**Given instruction:** Repeat every entry word for word, skipping the pictures.

+++ Given records

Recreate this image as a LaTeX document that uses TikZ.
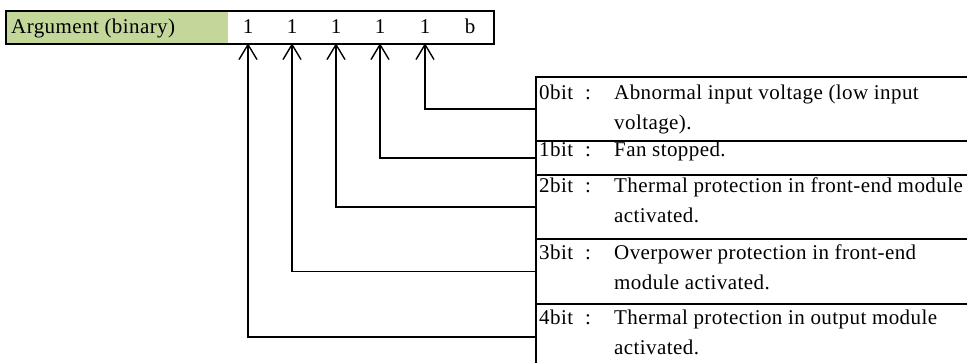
\documentclass[tikz,border=0pt]{standalone}
\usepackage{fontspec}
\setmainfont{Liberation Serif}[LetterSpace=2]
\usetikzlibrary{arrows.meta}
\definecolor{argGreen}{RGB}{196,215,155}
\begin{document}
\begin{tikzpicture}[x=1pt,y=-1pt,
  txt/.style={font=\fontsize{21}{30}\selectfont, inner sep=0pt, anchor=base west},
  digit/.style={font=\fontsize{21}{30}\selectfont, inner sep=0pt, minimum width=20, minimum height=33, anchor=center},
  rowbox/.style={draw, line width=1.8pt, minimum width=445, anchor=north west, inner sep=0pt},
  conn/.style={line width=1.4pt, -{Straight Barb[length=15pt, width=18pt, line width=1.4pt]}},
]
\clip (0,0) rectangle (967,363);
% top box
\node[fill=argGreen, minimum width=223, minimum height=33, anchor=north west, inner sep=0pt] (arglbl) at (5,10) {};
\node[txt] (argtext) at (11,33.5) {Argument (binary)};
\node[draw, line width=1.8pt, minimum width=488, minimum height=33, anchor=north west, inner sep=0pt] (argbox) at (5,10) {};
\node[digit] (d4) at (248,26.5) {1};
\node[digit] (d3) at (292,26.5) {1};
\node[digit] (d2) at (336,26.5) {1};
\node[digit] (d1) at (380,26.5) {1};
\node[digit] (d0) at (425,26.5) {1};
\node[digit] (db) at (470,26.5) {b};
% table rows
\node[rowbox, minimum height=64] (r0) at (535,76) {};
\node[rowbox, minimum height=34] (r1) at (535,140) {};
\node[rowbox, minimum height=64] (r2) at (535,174) {};
\node[rowbox, minimum height=65] (r3) at (535,238) {};
\node[rowbox, minimum height=66] (r4) at (535,303) {};
% row texts
\node[txt] (l0) at (539,100) {0bit};
\node[txt] (c0) at (585,100) {:};
\node[txt] (t0a) at (614,100) {Abnormal input voltage (low input};
\node[txt] (t0b) at (614,130) {voltage).};
\node[txt] (l1) at (539,157) {1bit};
\node[txt] (c1) at (585,157) {:};
\node[txt] (t1a) at (614,157) {Fan stopped.};
\node[txt] (l2) at (539,193) {2bit};
\node[txt] (c2) at (585,193) {:};
\node[txt] (t2a) at (614,193) {Thermal protection in front-end module};
\node[txt] (t2b) at (614,223) {activated.};
\node[txt] (l3) at (539,260) {3bit};
\node[txt] (c3) at (585,260) {:};
\node[txt] (t3a) at (614,260) {Overpower protection in front-end};
\node[txt] (t3b) at (614,290) {module activated.};
\node[txt] (l4) at (539,325) {4bit};
\node[txt] (c4) at (585,325) {:};
\node[txt] (t4a) at (614,325) {Thermal protection in output module};
\node[txt] (t4b) at (614,355) {activated.};
% connectors
\draw[conn] (r0.west) -| (d0.south);
\draw[conn] (r1.west) -| (d1.south);
\draw[conn] (r2.west) -| (d2.south);
\draw[conn] (r3.west) -| (d3.south);
\draw[conn] (r4.west) -| (d4.south);
\end{tikzpicture}
\end{document}
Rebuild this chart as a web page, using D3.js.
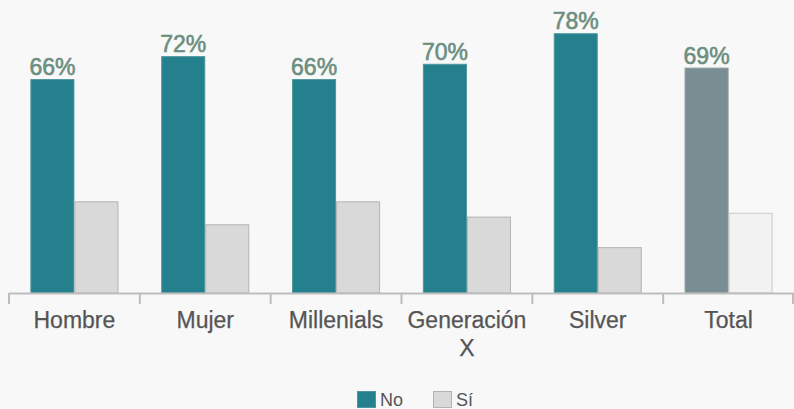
<!DOCTYPE html>
<html>
<head>
<meta charset="utf-8">
<script src="https://cdn.jsdelivr.net/npm/d3@7"></script>
<style>
  html, body { margin: 0; padding: 0; background: #f8f8f8; }
  svg { display: block; font-family: "Liberation Sans", Arial, sans-serif; }
</style>
</head>
<body>
<svg id="chart" width="794" height="409"></svg>
<script>
// Share of respondents answering "No" / "Sí" by segment (percent)
const categories = ["Hombre", "Mujer", "Millenials", "Generación X", "Silver", "Total"];
const seriesNames = ["No", "Sí"];
const noValues = [66, 72, 66, 70, 78, 69];
const siValues = [34, 28, 34, 30, 22, 31];

const svg = d3.select("#chart");
const baseY = 293;

const x0 = d3.scaleBand()
  .domain(categories)
  .range([9, 794])
  .paddingInner(0.327)
  .paddingOuter(0.1635);

const x1 = d3.scaleBand()
  .domain(seriesNames)
  .range([0, x0.bandwidth()]);

// value axis starts at 10%
const y = d3.scaleLinear()
  .domain([10, 80])
  .range([baseY, baseY - 70 * 3.82]);

const rows = categories.map((c, i) => ({
  cat: c,
  values: [
    { key: "No", value: noValues[i] },
    { key: "Sí", value: siValues[i] }
  ]
}));

function fillFor(cat, key) {
  if (cat === "Total") return key === "No" ? "#7a8d93" : "#f2f2f2";
  return key === "No" ? "#24808c" : "#d9d9d9";
}
function strokeFor(cat, key) {
  if (cat === "Total") return key === "No" ? "#8b9ca1" : "#c9c9c9";
  return key === "No" ? "#4d959f" : "#b3b3b3";
}

const groups = svg.append("g").selectAll("g")
  .data(rows)
  .join("g")
  .attr("transform", d => `translate(${x0(d.cat)},0)`);

groups.selectAll("rect")
  .data(d => d.values.map(v => ({ ...v, cat: d.cat })))
  .join("rect")
  .attr("x", d => x1(d.key) + 0.5)
  .attr("y", d => y(d.value) + 0.5)
  .attr("width", x1.bandwidth() - 1)
  .attr("height", d => baseY - y(d.value) - 0.5)
  .attr("fill", d => fillFor(d.cat, d.key))
  .attr("stroke", d => strokeFor(d.cat, d.key))
  .attr("stroke-width", 1);

// value labels above the "No" bars
groups.append("text")
  .attr("x", x1("No") + x1.bandwidth() / 2)
  .attr("y", d => y(d.values[0].value) - 4)
  .attr("text-anchor", "middle")
  .attr("font-size", 23)
  .attr("fill", "#6b8f80")
  .attr("stroke", "#6b8f80")
  .attr("stroke-width", 0.6)
  .text(d => d.values[0].value + "%");

// category axis with ticks at band boundaries
const axisG = svg.append("g");
axisG.append("line")
  .attr("x1", 9).attr("x2", 794)
  .attr("y1", baseY + 0.5).attr("y2", baseY + 0.5)
  .attr("stroke", "#bdbdbd").attr("stroke-width", 2);

const step = x0.step();
const boundaries = d3.range(categories.length + 1).map(i => 9 + i * step);
axisG.selectAll("line.tick")
  .data(boundaries)
  .join("line")
  .attr("class", "tick")
  .attr("x1", d => Math.min(d, 793)).attr("x2", d => Math.min(d, 793))
  .attr("y1", baseY).attr("y2", baseY + 11)
  .attr("stroke", "#bdbdbd").attr("stroke-width", 2);

const catLabels = axisG.selectAll("text.cat")
  .data(categories)
  .join("text")
  .attr("class", "cat")
  .attr("text-anchor", "middle")
  .attr("font-size", 23)
  .attr("fill", "#555555")
  .attr("stroke", "#555555")
  .attr("stroke-width", 0.25)
  .attr("transform", d => `translate(${x0(d) + x0.bandwidth() / 2},328)`);

catLabels.each(function(d) {
  const words = d === "Generación X" ? ["Generación", "X"] : [d];
  d3.select(this).selectAll("tspan")
    .data(words)
    .join("tspan")
    .attr("x", 0)
    .attr("dy", (w, i) => i === 0 ? 0 : 28)
    .text(w => w);
});

// legend
const legend = svg.append("g");
const legendItems = [
  { key: "No", x: 357 },
  { key: "Sí", x: 433 }
];
legendItems.forEach(item => {
  legend.append("rect")
    .attr("x", item.x + 0.5).attr("y", 391.5)
    .attr("width", 18).attr("height", 16)
    .attr("fill", fillFor("", item.key))
    .attr("stroke", strokeFor("", item.key));
  legend.append("text")
    .attr("x", item.x + 23).attr("y", 406)
    .attr("font-size", 18)
    .attr("fill", "#555555")
    .text(item.key);
});
</script>
</body>
</html>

++++++

**Exercise answer:**
Recreate this image as a LaTeX document that uses TikZ.
\documentclass[tikz,border=0pt]{standalone}
\usepackage{fontspec}
\setmainfont{Liberation Serif}[LetterSpace=2]
\usetikzlibrary{arrows.meta}
\definecolor{argGreen}{RGB}{196,215,155}
\begin{document}
\begin{tikzpicture}[x=1pt,y=-1pt,
  txt/.style={font=\fontsize{21}{30}\selectfont, inner sep=0pt, anchor=base west},
  digit/.style={font=\fontsize{21}{30}\selectfont, inner sep=0pt, minimum width=20, minimum height=33, anchor=center},
  rowbox/.style={draw, line width=1.8pt, minimum width=445, anchor=north west, inner sep=0pt},
  conn/.style={line width=1.4pt, -{Straight Barb[length=15pt, width=18pt, line width=1.4pt]}},
]
\clip (0,0) rectangle (967,363);
% top box
\node[fill=argGreen, minimum width=223, minimum height=33, anchor=north west, inner sep=0pt] (arglbl) at (5,10) {};
\node[txt] (argtext) at (11,33.5) {Argument (binary)};
\node[draw, line width=1.8pt, minimum width=488, minimum height=33, anchor=north west, inner sep=0pt] (argbox) at (5,10) {};
\node[digit] (d4) at (248,26.5) {1};
\node[digit] (d3) at (292,26.5) {1};
\node[digit] (d2) at (336,26.5) {1};
\node[digit] (d1) at (380,26.5) {1};
\node[digit] (d0) at (425,26.5) {1};
\node[digit] (db) at (470,26.5) {b};
% table rows
\node[rowbox, minimum height=64] (r0) at (535,76) {};
\node[rowbox, minimum height=34] (r1) at (535,140) {};
\node[rowbox, minimum height=64] (r2) at (535,174) {};
\node[rowbox, minimum height=65] (r3) at (535,238) {};
\node[rowbox, minimum height=66] (r4) at (535,303) {};
% row texts
\node[txt] (l0) at (539,100) {0bit};
\node[txt] (c0) at (585,100) {:};
\node[txt] (t0a) at (614,100) {Abnormal input voltage (low input};
\node[txt] (t0b) at (614,130) {voltage).};
\node[txt] (l1) at (539,157) {1bit};
\node[txt] (c1) at (585,157) {:};
\node[txt] (t1a) at (614,157) {Fan stopped.};
\node[txt] (l2) at (539,193) {2bit};
\node[txt] (c2) at (585,193) {:};
\node[txt] (t2a) at (614,193) {Thermal protection in front-end module};
\node[txt] (t2b) at (614,223) {activated.};
\node[txt] (l3) at (539,260) {3bit};
\node[txt] (c3) at (585,260) {:};
\node[txt] (t3a) at (614,260) {Overpower protection in front-end};
\node[txt] (t3b) at (614,290) {module activated.};
\node[txt] (l4) at (539,325) {4bit};
\node[txt] (c4) at (585,325) {:};
\node[txt] (t4a) at (614,325) {Thermal protection in output module};
\node[txt] (t4b) at (614,355) {activated.};
% connectors
\draw[conn] (r0.west) -| (d0.south);
\draw[conn] (r1.west) -| (d1.south);
\draw[conn] (r2.west) -| (d2.south);
\draw[conn] (r3.west) -| (d3.south);
\draw[conn] (r4.west) -| (d4.south);
\end{tikzpicture}
\end{document}
Rebuild this chart as a web page, using D3.js.
<!DOCTYPE html>
<html>
<head>
<meta charset="utf-8">
<script src="https://cdn.jsdelivr.net/npm/d3@7"></script>
<style>
  html, body { margin: 0; padding: 0; background: #f8f8f8; }
  svg { display: block; font-family: "Liberation Sans", Arial, sans-serif; }
</style>
</head>
<body>
<svg id="chart" width="794" height="409"></svg>
<script>
// Share of respondents answering "No" / "Sí" by segment (percent)
const categories = ["Hombre", "Mujer", "Millenials", "Generación X", "Silver", "Total"];
const seriesNames = ["No", "Sí"];
const noValues = [66, 72, 66, 70, 78, 69];
const siValues = [34, 28, 34, 30, 22, 31];

const svg = d3.select("#chart");
const baseY = 293;

const x0 = d3.scaleBand()
  .domain(categories)
  .range([9, 794])
  .paddingInner(0.327)
  .paddingOuter(0.1635);

const x1 = d3.scaleBand()
  .domain(seriesNames)
  .range([0, x0.bandwidth()]);

// value axis starts at 10%
const y = d3.scaleLinear()
  .domain([10, 80])
  .range([baseY, baseY - 70 * 3.82]);

const rows = categories.map((c, i) => ({
  cat: c,
  values: [
    { key: "No", value: noValues[i] },
    { key: "Sí", value: siValues[i] }
  ]
}));

function fillFor(cat, key) {
  if (cat === "Total") return key === "No" ? "#7a8d93" : "#f2f2f2";
  return key === "No" ? "#24808c" : "#d9d9d9";
}
function strokeFor(cat, key) {
  if (cat === "Total") return key === "No" ? "#8b9ca1" : "#c9c9c9";
  return key === "No" ? "#4d959f" : "#b3b3b3";
}

const groups = svg.append("g").selectAll("g")
  .data(rows)
  .join("g")
  .attr("transform", d => `translate(${x0(d.cat)},0)`);

groups.selectAll("rect")
  .data(d => d.values.map(v => ({ ...v, cat: d.cat })))
  .join("rect")
  .attr("x", d => x1(d.key) + 0.5)
  .attr("y", d => y(d.value) + 0.5)
  .attr("width", x1.bandwidth() - 1)
  .attr("height", d => baseY - y(d.value) - 0.5)
  .attr("fill", d => fillFor(d.cat, d.key))
  .attr("stroke", d => strokeFor(d.cat, d.key))
  .attr("stroke-width", 1);

// value labels above the "No" bars
groups.append("text")
  .attr("x", x1("No") + x1.bandwidth() / 2)
  .attr("y", d => y(d.values[0].value) - 4)
  .attr("text-anchor", "middle")
  .attr("font-size", 23)
  .attr("fill", "#6b8f80")
  .attr("stroke", "#6b8f80")
  .attr("stroke-width", 0.6)
  .text(d => d.values[0].value + "%");

// category axis with ticks at band boundaries
const axisG = svg.append("g");
axisG.append("line")
  .attr("x1", 9).attr("x2", 794)
  .attr("y1", baseY + 0.5).attr("y2", baseY + 0.5)
  .attr("stroke", "#bdbdbd").attr("stroke-width", 2);

const step = x0.step();
const boundaries = d3.range(categories.length + 1).map(i => 9 + i * step);
axisG.selectAll("line.tick")
  .data(boundaries)
  .join("line")
  .attr("class", "tick")
  .attr("x1", d => Math.min(d, 793)).attr("x2", d => Math.min(d, 793))
  .attr("y1", baseY).attr("y2", baseY + 11)
  .attr("stroke", "#bdbdbd").attr("stroke-width", 2);

const catLabels = axisG.selectAll("text.cat")
  .data(categories)
  .join("text")
  .attr("class", "cat")
  .attr("text-anchor", "middle")
  .attr("font-size", 23)
  .attr("fill", "#555555")
  .attr("stroke", "#555555")
  .attr("stroke-width", 0.25)
  .attr("transform", d => `translate(${x0(d) + x0.bandwidth() / 2},328)`);

catLabels.each(function(d) {
  const words = d === "Generación X" ? ["Generación", "X"] : [d];
  d3.select(this).selectAll("tspan")
    .data(words)
    .join("tspan")
    .attr("x", 0)
    .attr("dy", (w, i) => i === 0 ? 0 : 28)
    .text(w => w);
});

// legend
const legend = svg.append("g");
const legendItems = [
  { key: "No", x: 357 },
  { key: "Sí", x: 433 }
];
legendItems.forEach(item => {
  legend.append("rect")
    .attr("x", item.x + 0.5).attr("y", 391.5)
    .attr("width", 18).attr("height", 16)
    .attr("fill", fillFor("", item.key))
    .attr("stroke", strokeFor("", item.key));
  legend.append("text")
    .attr("x", item.x + 23).attr("y", 406)
    .attr("font-size", 18)
    .attr("fill", "#555555")
    .text(item.key);
});
</script>
</body>
</html>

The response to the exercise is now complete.